Eureka: How Invention Happens - Gavin Weightman This summary of five inventions is an easy, engaging read, but it feels a bit disorganized at times. By the author's account, he simply set out to explore the inventions that influence our daily lives, but he emerged with a tale of invention by outsiders. He concludes that we cannot expect innovation from scientists or industry, but must rely on those outside the system.

His thesis of outsiders doesn't exactly work. He mentions the invention of the transistor (Bell Labs) in passing and portrays Faraday as an outsider to academia. Yes, certainly Faraday started outside academia, but lived most of his career inside it. Most people who end up in industry and academia in the last couple hundred years were not born into them -- they came from somewhere else. So I don't find his stories to really support his thesis.

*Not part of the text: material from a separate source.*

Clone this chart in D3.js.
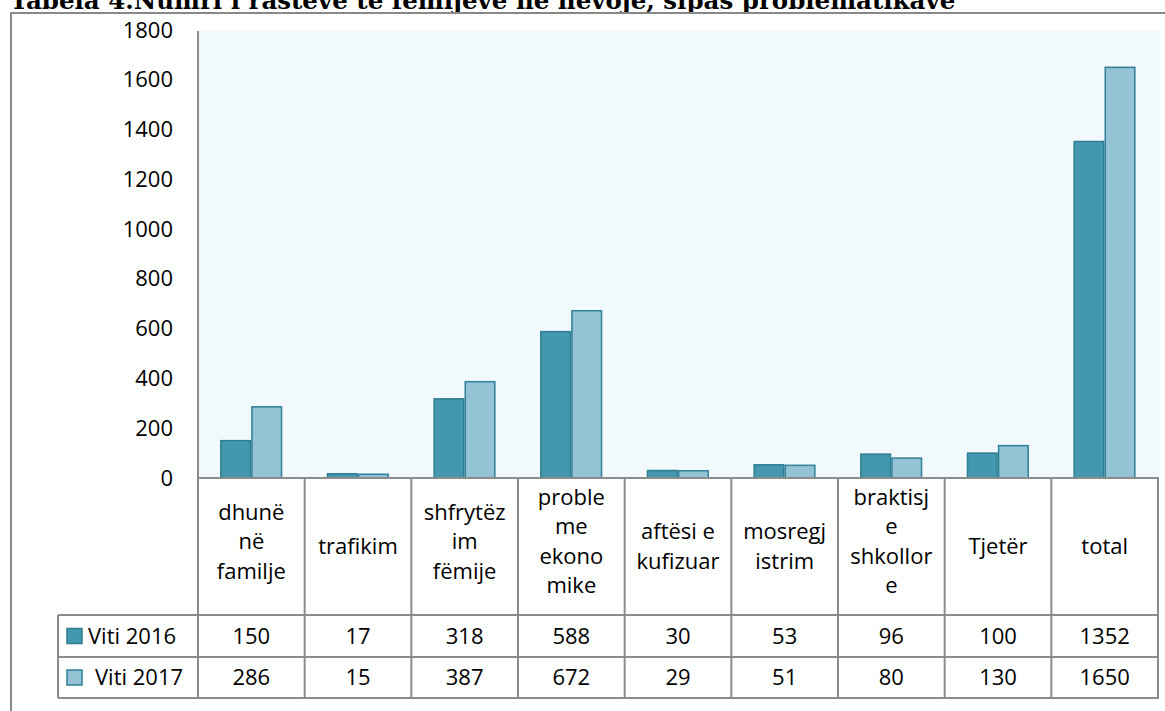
<!DOCTYPE html>
<html>
<head>
<meta charset="utf-8">
<script src="https://cdn.jsdelivr.net/npm/d3@7"></script>
<style>
  body { margin: 0; background: #fff; }
  svg { display: block; }
</style>
</head>
<body>
<script>
const title = "Tabela 4.Numri i rasteve të fëmijëve në nevojë, sipas problematikave";
const categories = ["dhunë në familje", "trafikim", "shfrytëzim fëmije", "probleme ekonomike",
  "aftësi e kufizuar", "mosregjistrim", "braktisje shkollore", "Tjetër", "total"];
// header lines as wrapped in the picture
const headerLines = [
  ["dhunë", "në", "familje"],
  ["trafikim"],
  ["shfrytëz", "im", "fëmije"],
  ["proble", "me", "ekono", "mike"],
  ["aftësi e", "kufizuar"],
  ["mosregj", "istrim"],
  ["braktisj", "e", "shkollor", "e"],
  ["Tjetër"],
  ["total"]
];
const seriesNames = ["Viti 2016", "Viti 2017"];
const values2016 = [150, 17, 318, 588, 30, 53, 96, 100, 1352];
const values2017 = [286, 15, 387, 672, 29, 51, 80, 130, 1650];
const yTicks = [0, 200, 400, 600, 800, 1000, 1200, 1400, 1600, 1800];

const W = 1165, H = 711;
const plotLeft = 198, plotRight = 1158, plotTop = 30, base = 478;
const rowHead = 615, row1 = 657, row2 = 698, legendLeft = 58;
const font = "'Open Sans', sans-serif";
const fs = 22;
const fills = ["#4397ae", "#93c3d4"];
const strokes = ["#2f7d93", "#31809a"];
const grid = "#8c8c8c";

const svg = d3.select("body").append("svg").attr("width", W).attr("height", H);

// title (cut off at top, as in the source)
svg.append("text").attr("x", 10).attr("y", 9)
  .attr("font-family", "'DejaVu Serif', serif").attr("font-weight", "bold")
  .attr("font-size", 24.5).attr("fill", "#000").text(title);

// outer frame
svg.append("path").attr("d", `M11,${H} V13 H${W}`).attr("fill", "none")
  .attr("stroke", "#888").attr("stroke-width", 2);

const x0 = d3.scaleBand().domain(categories).range([plotLeft, plotRight]).padding(0);
const x1 = d3.scaleBand().domain(seriesNames)
  .range([x0.bandwidth() * 0.207, x0.bandwidth() * 0.79]).padding(0);
const y = d3.scaleLinear().domain([0, 1800]).range([base, plotTop]);

// plot background
svg.append("rect").attr("x", plotLeft).attr("y", y(1800)).attr("width", plotRight - plotLeft + 2)
  .attr("height", base - y(1800)).attr("fill", "#f2f9fd");

// bars
const data = categories.map((c, i) => ({ c, vals: [values2016[i], values2017[i]] }));
const g = svg.append("g").selectAll("g").data(data).join("g")
  .attr("transform", d => `translate(${x0(d.c)},0)`);
g.selectAll("rect").data(d => d.vals.map((v, k) => ({ v, k })))
  .join("rect")
  .attr("x", d => x1(seriesNames[d.k]) + 0.75)
  .attr("y", d => y(d.v))
  .attr("width", x1.bandwidth() - 1.5)
  .attr("height", d => base - y(d.v))
  .attr("fill", d => fills[d.k])
  .attr("stroke", d => strokes[d.k]).attr("stroke-width", 1.5);

// y axis
const yAxis = svg.append("g").attr("transform", `translate(${plotLeft},0)`)
  .call(d3.axisLeft(y).tickValues(yTicks).tickFormat(d3.format("d")).tickSize(0).tickPadding(25));
yAxis.select(".domain").remove();
yAxis.selectAll("text").attr("font-family", font).attr("font-size", fs).attr("fill", "#000");
svg.append("line").attr("x1", plotLeft).attr("x2", plotLeft).attr("y1", y(1800) + 1).attr("y2", row2)
  .attr("stroke", grid).attr("stroke-width", 2);

// table lines
const lines = svg.append("g").attr("stroke", grid).attr("stroke-width", 2);
lines.append("line").attr("x1", plotLeft).attr("x2", plotRight + 1).attr("y1", base).attr("y2", base);
[rowHead, row1, row2].forEach(yy =>
  lines.append("line").attr("x1", legendLeft).attr("x2", plotRight + 1).attr("y1", yy).attr("y2", yy));
lines.append("line").attr("x1", legendLeft).attr("x2", legendLeft).attr("y1", rowHead).attr("y2", row2);
categories.forEach(c => {
  const xx = x0(c) + x0.bandwidth();
  lines.append("line").attr("x1", xx).attr("x2", xx).attr("y1", base).attr("y2", row2);
});

// header labels
const lh = 29.5;
const headers = svg.append("g").attr("font-family", font).attr("font-size", fs)
  .attr("text-anchor", "middle").attr("fill", "#000");
headerLines.forEach((ls, i) => {
  const cx = x0(categories[i]) + x0.bandwidth() / 2;
  const cy = (base + rowHead) / 2 - (ls.length > 2 ? 5 : 0);
  ls.forEach((t, j) => {
    headers.append("text").attr("x", cx)
      .attr("y", cy + (j - (ls.length - 1) / 2) * lh)
      .attr("dy", "0.35em").text(t);
  });
});

// value rows
const rows = [values2016, values2017];
const rowMid = [(rowHead + row1) / 2, (row1 + row2) / 2];
rows.forEach((vals, k) => {
  svg.append("g").selectAll("text").data(vals).join("text")
    .attr("x", (v, i) => x0(categories[i]) + x0.bandwidth() / 2)
    .attr("y", rowMid[k]).attr("dy", "0.35em")
    .attr("text-anchor", "middle").attr("font-family", font).attr("font-size", fs)
    .text(v => v);
  svg.append("rect").attr("x", 67).attr("y", rowMid[k] - 7.5).attr("width", 15).attr("height", 15)
    .attr("fill", fills[k]).attr("stroke", strokes[k]).attr("stroke-width", 1.5);
  svg.append("text").attr("x", k === 0 ? 88 : 95).attr("y", rowMid[k]).attr("dy", "0.35em")
    .attr("font-family", font).attr("font-size", fs).text(seriesNames[k]);
});
</script>
</body>
</html>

So let's put that argument aside for the time being and just concentrate on the stories themselves. To tell the story of the cell phone, for instance, Weightman goes back to catch the invention of magnetic induction and then radio itself. He weaves together the development of the requirements for cell phones throughout history and shows how they worked in harmony to arrive at the invention of the cell phone. Same thing with the other inventions. Starting with the eureka moment of invention, he goes back and reviews what all had to happen to make that moment possible. Of course he can't cover everything, but he succeeds in putting these inventions in context.

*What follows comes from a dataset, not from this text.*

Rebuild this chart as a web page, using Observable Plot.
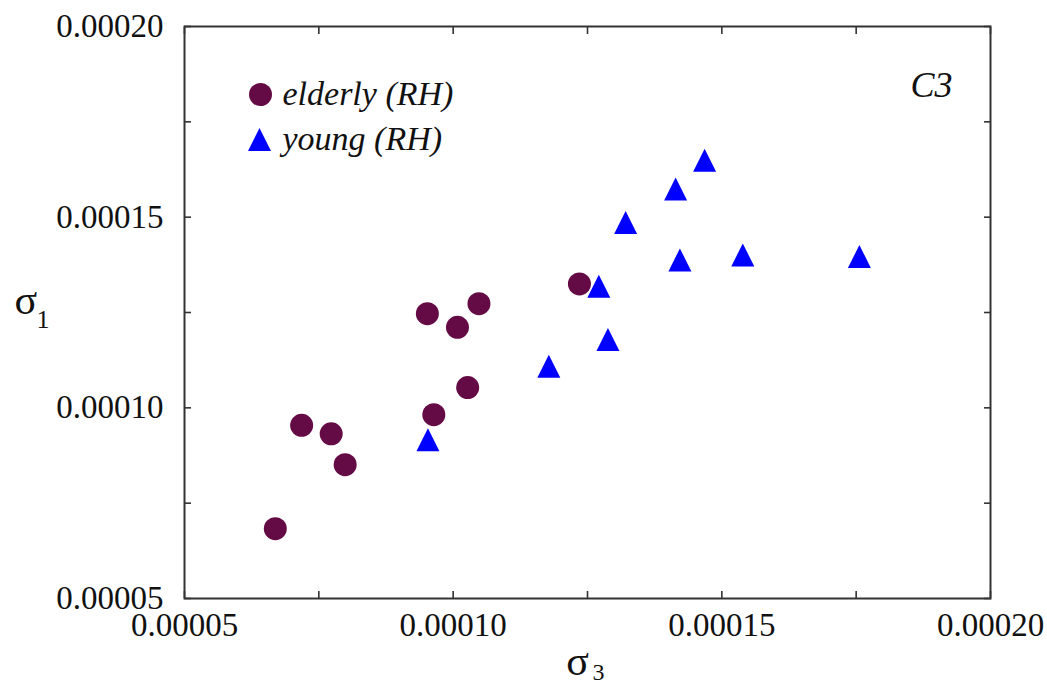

But context is, inevitably, complicated. He ends up sharing unnecessary details of many people's lives in order to establish them as characters in the narrative, and this practice at times led the story to feel too big and complex. It was a little difficult to hold onto the main idea of what invention he was working toward in his story. This is somewhat to be expected. Any one of these 5 stories of invention could easily take up the whole book. History is indeed complicated, and none of these eureka moments arose out of the isolated genius of one man. Many inventions had to happen in order for each one to move forward.

In the end, I appreciated the story telling method, and it helped me see the development of these inventions in context, which is a good thing to do from a historical point of view. So this book is valuable and fun to read. It tells stories that are, in their essence, complicated and back-story-rich.